Can you split a stream into two streams?

user1148758 picture user1148758 · Nov 12, 2013 · Viewed 108k times · Source

I have a data set represented by a Java 8 stream:

Stream<T> stream = ...;

I can see how to filter it to get a random subset - for example

Random r = new Random();
PrimitiveIterator.OfInt coin = r.ints(0, 2).iterator();   
Stream<T> heads = stream.filter((x) -> (coin.nextInt() == 0));

I can also see how I could reduce this stream to get, for example, two lists representing two random halves of the data set, and then turn those back into streams. But, is there a direct way to generate two streams from the initial one? Something like

(heads, tails) = stream.[some kind of split based on filter]

Thanks for any insight.

Answer

Mark Jeronimus picture Mark Jeronimus · May 7, 2015

A collector can be used for this.

  • For two categories, use Collectors.partitioningBy() factory.

This will create a Map from Boolean to List, and put items in one or the other list based on a Predicate.

Note: Since the stream needs to be consumed whole, this can't work on infinite streams. And because the stream is consumed anyway, this method simply puts them in Lists instead of making a new stream-with-memory. You can always stream those lists if you require streams as output.

Also, no need for the iterator, not even in the heads-only example you provided.

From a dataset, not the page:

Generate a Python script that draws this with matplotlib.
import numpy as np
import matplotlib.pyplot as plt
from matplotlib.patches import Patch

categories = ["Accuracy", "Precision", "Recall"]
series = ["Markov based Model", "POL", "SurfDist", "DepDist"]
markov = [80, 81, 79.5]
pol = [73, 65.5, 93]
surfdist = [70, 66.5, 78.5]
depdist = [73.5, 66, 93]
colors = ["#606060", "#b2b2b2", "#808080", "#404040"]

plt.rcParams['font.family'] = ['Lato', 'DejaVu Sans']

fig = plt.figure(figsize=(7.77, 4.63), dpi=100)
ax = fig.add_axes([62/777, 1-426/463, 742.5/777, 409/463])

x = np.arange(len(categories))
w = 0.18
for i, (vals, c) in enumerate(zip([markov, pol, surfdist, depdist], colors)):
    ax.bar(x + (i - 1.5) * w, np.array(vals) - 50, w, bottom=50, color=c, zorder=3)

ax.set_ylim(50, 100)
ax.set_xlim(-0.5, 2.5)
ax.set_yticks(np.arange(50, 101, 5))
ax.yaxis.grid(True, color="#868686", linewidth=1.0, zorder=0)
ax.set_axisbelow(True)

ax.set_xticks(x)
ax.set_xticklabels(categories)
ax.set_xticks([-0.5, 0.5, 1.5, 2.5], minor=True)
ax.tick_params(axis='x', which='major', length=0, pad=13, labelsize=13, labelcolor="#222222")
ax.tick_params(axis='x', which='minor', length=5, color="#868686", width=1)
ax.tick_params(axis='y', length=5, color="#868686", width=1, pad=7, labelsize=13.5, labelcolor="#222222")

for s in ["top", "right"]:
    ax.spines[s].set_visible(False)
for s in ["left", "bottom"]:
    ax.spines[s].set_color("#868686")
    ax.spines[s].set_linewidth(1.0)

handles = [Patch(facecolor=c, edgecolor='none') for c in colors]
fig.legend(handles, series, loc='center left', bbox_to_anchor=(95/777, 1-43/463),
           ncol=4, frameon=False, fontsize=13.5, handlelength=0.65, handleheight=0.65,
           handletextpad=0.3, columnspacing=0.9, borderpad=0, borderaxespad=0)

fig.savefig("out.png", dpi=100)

  • Binary splitting looks like this:
Random r = new Random();

Map<Boolean, List<String>> groups = stream
    .collect(Collectors.partitioningBy(x -> r.nextBoolean()));

System.out.println(groups.get(false).size());
System.out.println(groups.get(true).size());
  • For more categories, use a Collectors.groupingBy() factory.
Map<Object, List<String>> groups = stream
    .collect(Collectors.groupingBy(x -> r.nextInt(3)));
System.out.println(groups.get(0).size());
System.out.println(groups.get(1).size());
System.out.println(groups.get(2).size());

In case the streams are not Stream, but one of the primitive streams like IntStream, then this .collect(Collectors) method is not available. You'll have to do it the manual way without a collector factory. It's implementation looks like this:

[Example 2.0 since 2020-04-16]

    IntStream    intStream = IntStream.iterate(0, i -> i + 1).limit(100000).parallel();
    IntPredicate predicate = ignored -> r.nextBoolean();

    Map<Boolean, List<Integer>> groups = intStream.collect(
            () -> Map.of(false, new ArrayList<>(100000),
                         true , new ArrayList<>(100000)),
            (map, value) -> map.get(predicate.test(value)).add(value),
            (map1, map2) -> {
                map1.get(false).addAll(map2.get(false));
                map1.get(true ).addAll(map2.get(true ));
            });

In this example I initialize the ArrayLists with the full size of the initial collection (if this is known at all). This prevents resize events even in the worst-case scenario, but can potentially gobble up 2*N*T space (N = initial number of elements, T = number of threads). To trade-off space for speed, you can leave it out or use your best educated guess, like the expected highest number of elements in one partition (typically just over N/2 for a balanced split).

I hope I don't offend anyone by using a Java 9 method. For the Java 8 version, look at the edit history.